Legal review of tobacco bans under way
A tobacco giant has called on a judge to set aside Scottish parliament plans to ban the open display of cigarettes in shops.
The call by Imperial Tobacco came at the start of a judicial review at the Court of Session of measures passed by the parliament in January.
Imperial is also trying to stop a ban on vending machines selling cigarettes.
The firm told the court the provisions were outside the legislative competency of Holyrood and were not law.
Imperial argued the measures, contained in the Tobacco and Primary Medical Services (Scotland) Act, related to matters reserved to the Westminster parliament under consumer protection provisions.
It also claimed the relevant sections modified a rule of Scottish criminal law which was "special to a reserved matter" and that it would alter freedom of trade provisions in the 1707 Act of Union between Scotland and England.
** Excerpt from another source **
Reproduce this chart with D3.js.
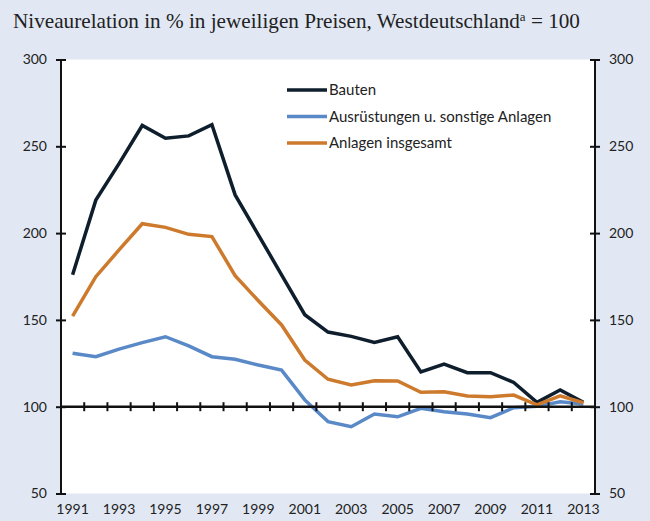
<!DOCTYPE html>
<html>
<head>
<meta charset="utf-8">
<script src="https://cdn.jsdelivr.net/npm/d3@7"></script>
<style>
  body { margin: 0; background: #e1e8f4; }
  svg { display: block; }
  .tick text { font-family: Lato, sans-serif; font-size: 14px; fill: #222; }
</style>
</head>
<body>
<svg id="chart" width="650" height="521"></svg>
<script>
// data
const years = d3.range(1991, 2014);
const bauten = [176, 219, 240, 262, 254.6, 256, 262.5, 222, 199, 176, 153, 143, 140.5, 137, 140.3, 120, 124.6, 119.6, 119.6, 114, 102.5, 109.6, 102.5];
const ausruestungen = [130.8, 128.8, 133.2, 136.9, 140.3, 135, 128.8, 127.3, 124, 121.1, 103.9, 91.4, 88.5, 95.8, 94.2, 99.1, 97.1, 95.8, 93.7, 99.4, 100.2, 102.9, 101.6];
const insgesamt = [152.2, 174.9, 190.3, 205.4, 203.3, 199.3, 198, 175.5, 161, 147.1, 126.9, 115.8, 112.5, 115, 114.8, 108.3, 108.6, 106.2, 105.8, 106.7, 101, 106.2, 102.3];
const yTicks = [50, 100, 150, 200, 250, 300];
const yearLabels = years.filter(y => y % 2 === 1);

const series = [
  { name: 'Bauten', values: bauten, color: '#0f1e2c' },
  { name: 'Ausrüstungen u. sonstige Anlagen', values: ausruestungen, color: '#5a89c8' },
  { name: 'Anlagen insgesamt', values: insgesamt, color: '#cd7a2d' }
];

const svg = d3.select('#chart');
const margin = { left: 61, right: 55, top: 59.5, bottom: 27.5 };
const width = +svg.attr('width');
const height = +svg.attr('height');
const innerWidth = width - margin.left - margin.right;
const innerHeight = height - margin.top - margin.bottom;

// title
const title = svg.append('text')
  .attr('x', 13)
  .attr('y', 28)
  .attr('font-family', '"Liberation Serif", serif')
  .attr('font-size', 21.2)
  .attr('fill', '#222');
title.append('tspan').text('Niveaurelation in % in jeweiligen Preisen, Westdeutschland');
title.append('tspan').attr('font-size', 13).attr('dy', -7).text('a');
title.append('tspan').attr('dy', 7).text(' = 100');

const g = svg.append('g')
  .attr('transform', `translate(${margin.left},${margin.top})`);

g.append('rect')
  .attr('width', innerWidth)
  .attr('height', innerHeight)
  .attr('fill', '#fff');

const xScale = d3.scaleBand()
  .domain(years)
  .range([0, innerWidth]);
const xMid = d => xScale(d) + xScale.bandwidth() / 2;

const yScale = d3.scaleLinear()
  .domain([50, 300])
  .range([innerHeight, 0]);

// y axes, ticks crossing the axis line
const leftOut = d3.axisLeft(yScale).tickValues(yTicks).tickSize(5).tickPadding(9);
const leftIn = d3.axisRight(yScale).tickValues(yTicks).tickSize(5);
const yL = g.append('g').call(leftOut);
const yLIn = g.append('g').call(leftIn);
yLIn.select('.domain').remove();
yLIn.selectAll('text').remove();
yL.select('.domain').attr('d', `M0,0V${innerHeight}`);

const rightOut = d3.axisRight(yScale).tickValues(yTicks).tickSize(5).tickPadding(9);
const rightIn = d3.axisLeft(yScale).tickValues(yTicks).tickSize(5);
const yR = g.append('g').attr('transform', `translate(${innerWidth},0)`).call(rightOut);
const yRIn = g.append('g').attr('transform', `translate(${innerWidth},0)`).call(rightIn);
yRIn.select('.domain').remove();
yRIn.selectAll('text').remove();
yR.select('.domain').attr('d', `M0,0V${innerHeight}`);

g.selectAll('.domain, .tick line').attr('stroke', '#111').attr('stroke-width', 2);

// x labels along the bottom
const xAxis = d3.axisBottom(xScale).tickValues(yearLabels).tickSize(0).tickPadding(11);
g.append('g')
  .attr('transform', `translate(0,${innerHeight})`)
  .call(xAxis)
  .select('.domain').remove();

// lines
const line = d3.line()
  .x((d, i) => xMid(years[i]))
  .y(d => yScale(d));

g.selectAll('.series').data(series)
  .enter().append('path')
    .attr('class', 'series')
    .attr('d', d => line(d.values))
    .attr('fill', 'none')
    .attr('stroke', d => d.color)
    .attr('stroke-width', 3.5)
    .attr('stroke-linejoin', 'miter');

// base line at 100 with ticks at year boundaries
const y100 = yScale(100);
g.append('line')
  .attr('x1', 0).attr('x2', innerWidth)
  .attr('y1', y100).attr('y2', y100)
  .attr('stroke', '#111').attr('stroke-width', 2.5);
g.selectAll('.yeartick').data(years.slice(1))
  .enter().append('line')
    .attr('class', 'yeartick')
    .attr('x1', d => xScale(d)).attr('x2', d => xScale(d))
    .attr('y1', y100 - 4.5).attr('y2', y100 + 4.5)
    .attr('stroke', '#111').attr('stroke-width', 2);

// legend
const legend = svg.append('g').attr('transform', 'translate(287,90)');
const item = legend.selectAll('g').data(series)
  .enter().append('g')
    .attr('transform', (d, i) => `translate(0,${i * 26.5})`);
item.append('line')
  .attr('x1', 0).attr('x2', 40)
  .attr('stroke', d => d.color)
  .attr('stroke-width', 3.5);
item.append('text')
  .attr('x', 42)
  .attr('y', 5)
  .attr('font-family', 'Lato, sans-serif')
  .attr('font-size', 15)
  .attr('fill', '#222')
  .text(d => d.name);
</script>
</body>
</html>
Imperial's action is being contested by Scotland's senior law officer, the Lord Advocate Elish Angiolini, who maintained the firm was not entitled to the orders it sought.
Junior counsel for Imperial Tobacco, Brian Gill, told the court the company did not accept "the various assertions made and opinions expressed about smoking and health either by the Scottish government or members of the Scottish parliament" during the passage of the Bill, or by the Lord Advocate.
Mr Gill said: "The effect of Section 1 (of the Act) is to criminalise the display of tobacco products or smoking-related products which is a currently lawful display. What is created is a wholly new offence in Scottish criminal law."
He said it amounted to "a drastic outright ban".
He also argued the provision over cigarette vending machines also created a criminal offence.
"The Scottish Parliament has taken a deliberate legislative decision to create these new offences," he said.
The Scottish government has announced the display ban would come into effect for larger retailers next year and for smaller shops in 2013.
The Lord Advocate said the introduction of the bill was "part of a government programme to improve Scottish public health by reducing smoking".
She said smoking was estimated to be responsible for 13,500 deaths each year and many more hospital admissions.
Ms Angiolini maintained the sections of the legislation containing the bans did not relate to a reserved matter and were within the legislative competency of the Scottish parliament.
The hearing continues. The judge, Lord Bracadale, is expected to give a decision at a later date.